Friday, March 7, 2008

From My Kitchen: Tortilla Pie With Fixin's

After enduring over a week of influenza, with me getting the worst case (thankfully), and the little guys being sick, too, I want to write something witty and cook something yummy. But I don't have energy for either of those things. So I will share with you three delicious recipes that are easy to make at the end of a long week. They are from one of my few regular-price cookbooks, Easy Weeknight Favorites, a collection of recipes from Southern Living. I bought the cookbook just for the following recipe, which is pictured on the cover. Enjoy!

Tortilla Pie

1 (16 ounce) can refried beans
1 teaspoon chili powder
1/2 teaspoon ground cumin
8 (8 inch) flour tortillas
1 cup chunky salsa, divided
12 ounces guacamole
1 (8 ounce) package shredded Mexican cheese blend
Garnishes: sour cream, salsa, guacamole

Combine first three ingredients, stirring well.
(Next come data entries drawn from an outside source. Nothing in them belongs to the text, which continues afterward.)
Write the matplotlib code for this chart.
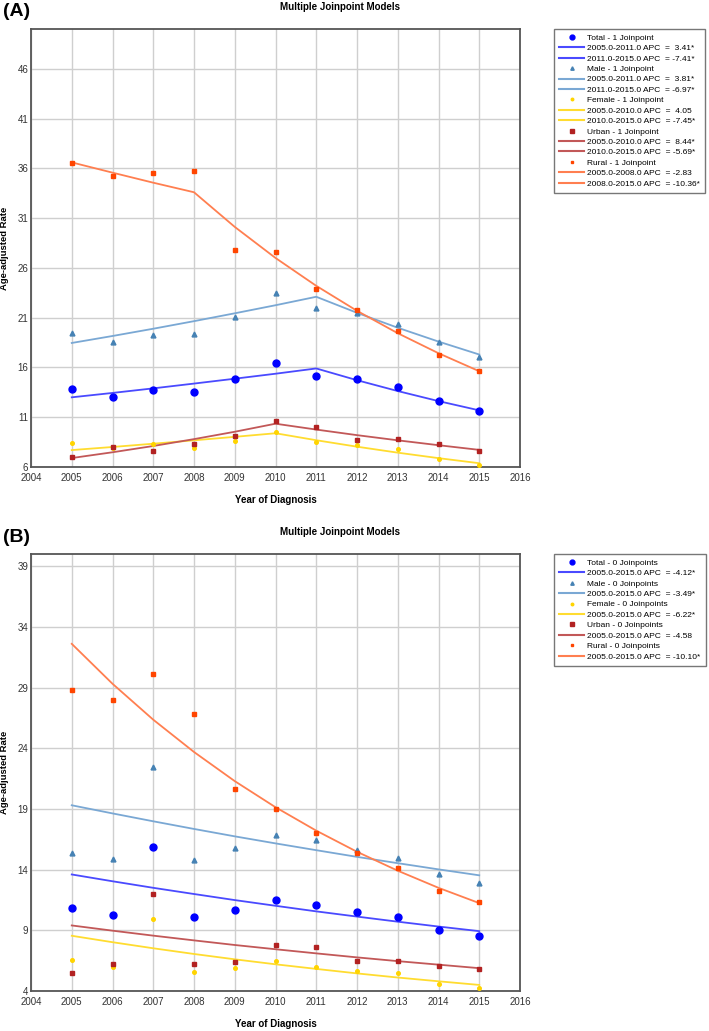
import matplotlib.pyplot as plt
from matplotlib.lines import Line2D

plt.rcParams["font.family"] = ["Liberation Sans", "DejaVu Sans"]

years = list(range(2005, 2016))

# panel A - observed rates and joinpoint fits (1 joinpoint)
a_total = [13.8, 13.0, 13.7, 13.5, 14.8, 16.4, 15.1, 14.8, 14.0, 12.6, 11.6]
a_total_fit = [13.0, 13.44, 13.9, 14.38, 14.87, 15.37, 15.9, 14.72, 13.63, 12.62, 11.69]
a_male = [19.5, 18.6, 19.3, 19.4, 21.1, 23.5, 22.0, 21.5, 20.4, 18.6, 17.1]
a_male_fit = [18.46, 19.16, 19.89, 20.65, 21.44, 22.25, 23.1, 21.49, 19.99, 18.6, 17.3]
a_female = [8.4, 7.9, 8.3, 7.9, 8.6, 9.5, 8.5, 8.2, 7.8, 6.8, 6.2]
a_female_fit = [7.7, 8.01, 8.34, 8.68, 9.03, 9.39, 8.69, 8.04, 7.44, 6.89, 6.38]
a_urban = [7.0, 8.0, 7.6, 8.3, 9.1, 10.6, 10.0, 8.7, 8.8, 8.3, 7.6]
a_urban_fit = [6.9, 7.48, 8.11, 8.8, 9.54, 10.35, 9.76, 9.2, 8.68, 8.19, 7.72]
a_rural = [36.5, 35.2, 35.5, 35.7, 27.8, 27.6, 23.9, 21.8, 19.7, 17.3, 15.6]
a_rural_fit = [36.6, 35.57, 34.56, 33.6, 30.12, 27.0, 24.2, 21.69, 19.44, 17.43, 15.62]

# panel B - observed rates and joinpoint fits (0 joinpoints)
b_total = [10.8, 10.23, 15.9, 10.07, 10.7, 11.5, 11.1, 10.5, 10.1, 9.0, 8.5]
b_total_fit = [13.6, 13.04, 12.5, 11.99, 11.49, 11.02, 10.56, 10.13, 9.71, 9.31, 8.93]
b_male = [15.4, 14.9, 22.45, 14.8, 15.8, 16.85, 16.4, 15.6, 14.95, 13.6, 12.9]
b_male_fit = [19.3, 18.63, 17.98, 17.35, 16.74, 16.16, 15.6, 15.05, 14.53, 14.02, 13.53]
b_female = [6.55, 6.0, 9.95, 5.56, 5.9, 6.5, 6.0, 5.67, 5.5, 4.58, 4.27]
b_female_fit = [8.55, 8.02, 7.52, 7.05, 6.61, 6.2, 5.82, 5.45, 5.11, 4.8, 4.5]
b_urban = [5.5, 6.2, 12.0, 6.2, 6.4, 7.75, 7.65, 6.45, 6.5, 6.1, 5.8]
b_urban_fit = [9.4, 8.97, 8.56, 8.17, 7.79, 7.44, 7.1, 6.77, 6.46, 6.17, 5.88]
b_rural = [28.8, 27.95, 30.1, 26.85, 20.6, 19.0, 17.0, 15.36, 14.15, 12.2, 11.3]
b_rural_fit = [32.6, 29.31, 26.35, 23.69, 21.29, 19.14, 17.21, 15.47, 13.91, 12.5, 11.24]

groups = ["Total", "Male", "Female", "Urban", "Rural"]
a_segments = [
    ["2005.0-2011.0 APC  =  3.41*", "2011.0-2015.0 APC  = -7.41*"],
    ["2005.0-2011.0 APC  =  3.81*", "2011.0-2015.0 APC  = -6.97*"],
    ["2005.0-2010.0 APC  =  4.05", "2010.0-2015.0 APC  = -7.45*"],
    ["2005.0-2010.0 APC  =  8.44*", "2010.0-2015.0 APC  = -5.69*"],
    ["2005.0-2008.0 APC  = -2.83", "2008.0-2015.0 APC  = -10.36*"],
]
b_segments = [
    ["2005.0-2015.0 APC  = -4.12*"],
    ["2005.0-2015.0 APC  = -3.49*"],
    ["2005.0-2015.0 APC  = -6.22*"],
    ["2005.0-2015.0 APC  = -4.58"],
    ["2005.0-2015.0 APC  = -10.10*"],
]

styles = {
    "Total":  dict(pt="#0000ff", ln="#4a4aff", marker="o", ms=5.0),
    "Male":   dict(pt="#4682b4", ln="#7aa8d4", marker="^", ms=3.5),
    "Female": dict(pt="#ffd400", ln="#ffdc30", marker="o", ms=2.6),
    "Urban":  dict(pt="#b22222", ln="#c25858", marker="s", ms=3.4),
    "Rural":  dict(pt="#ff4500", ln="#ff7f50", marker="s", ms=2.8),
}

W, H = 709, 1031
fig = plt.figure(figsize=(W / 100, H / 100), dpi=100)


def draw_panel(top_px, bot_px, obs, fits, ylo, yhi, letter, segments, njp):
    ax = fig.add_axes([31 / W, 1 - bot_px / H, 489 / W, (bot_px - top_px) / H])
    for g, y, f in zip(groups, obs, fits):
        s = styles[g]
        ax.plot(years, f, color=s["ln"], lw=1.3, zorder=3)
        ax.plot(years, y, ls="none", marker=s["marker"], ms=s["ms"],
                color=s["pt"], mec=s["pt"], zorder=4)
    ax.set_xlim(2004, 2016)
    ax.set_ylim(ylo, yhi)
    ax.set_xticks(range(2004, 2017))
    ax.set_yticks(range(ylo, int(yhi), 5))
    ax.grid(True, color="#cfcfcf", lw=1.0, zorder=0)
    ax.set_axisbelow(True)
    ax.tick_params(length=0, labelsize=7, colors="#333333")
    ax.tick_params(axis="y", pad=2)
    ax.tick_params(axis="x", pad=4)
    for sp in ax.spines.values():
        sp.set_color("#555555")
        sp.set_linewidth(1.3)
    ax.set_ylabel("Age-adjusted Rate", fontsize=6.8, fontweight="bold")
    ax.yaxis.set_label_coords(-22 / 489, 0.5)
    ax.set_xlabel("Year of Diagnosis", fontsize=7, fontweight="bold", labelpad=9)

    fig.text(3 / W, 1 - (top_px - 17) / H, letter, fontsize=14, fontweight="bold",
             va="center", ha="left")
    fig.text(340 / W, 1 - (top_px - 22) / H, "Multiple Joinpoint Models",
             fontsize=7, fontweight="bold", va="center", ha="center")

    handles, labels = [], []
    for g, segs in zip(groups, segments):
        s = styles[g]
        handles.append(Line2D([], [], ls="none", marker=s["marker"],
                              ms=s["ms"] * 0.7, color=s["pt"]))
        labels.append(f"{g} - {njp}")
        for seg in segs:
            handles.append(Line2D([], [], color=s["ln"], lw=1.5))
            labels.append(seg)
    leg = fig.legend(handles, labels, loc="upper left",
                     bbox_to_anchor=(554 / W, 1 - top_px / H),
                     fontsize=6.0, frameon=True, fancybox=False,
                     labelspacing=0.31, handlelength=3.0, handletextpad=0.4,
                     borderpad=0.6, borderaxespad=0, numpoints=1)
    leg.get_frame().set_edgecolor("#555555")
    leg.get_frame().set_linewidth(1.0)
    return ax


draw_panel(29, 467, [a_total, a_male, a_female, a_urban, a_rural],
           [a_total_fit, a_male_fit, a_female_fit, a_urban_fit, a_rural_fit],
           6, 50, "(A)", a_segments, "1 Joinpoint")
draw_panel(554, 991, [b_total, b_male, b_female, b_urban, b_rural],
           [b_total_fit, b_male_fit, b_female_fit, b_urban_fit, b_rural_fit],
           4, 40, "(B)", b_segments, "0 Joinpoints")

plt.savefig("out.png", dpi=100)
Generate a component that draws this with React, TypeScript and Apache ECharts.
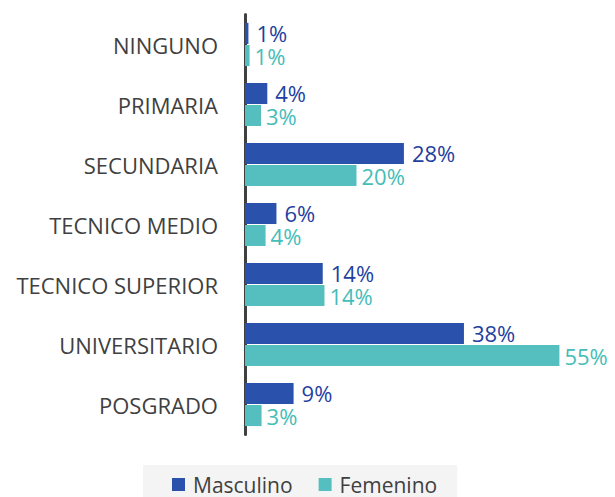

Place one tortilla in a lightly-greased 9-inch round cakepan; spread with half of bean mixture and top with another tortilla. Spreak with 1/2 cup salsa and top with another tortilla. Spread with half of guacalmole and top with another tortilla. Sprinkle with half of the cheese, and top with another tortilla.

Repeat layers with remaining ingredients, except cheese. Pan will be full. Cover and bake at 350 degrees for 20 minutes. Uncover and sprinkle with remaining cheese. Bake uncovered for 3 to 5 more minutes. Cut into wedges to serve. Garnish, if desired. Makes 6 servings.

For a quick and tasty side dish, mix one prepared package of yellow rice, one can of black beans, and one can of enchilada sauce.

And for dessert ...

Fudge Spoon Pie

1/2 cup butter or margarine
1 (1 ounce) square unsweetened chocolate
1 cup sugar
1/2 cup all-purpose flour
1 teaspoon vanilla extract
2 large eggs, lightly beaten
ice cream

Melt butter and chocolate in a saucepan over low heat, stirring often; remove from heat. Stir in sugar and next three ingredients. Pour batter into a greased 8-inch square pan. Bake at 325 degrees for 22 minutes. Do not overbake. (Dessert will be soft and mushy.) Serve warm with ice cream. Makes 9 servings.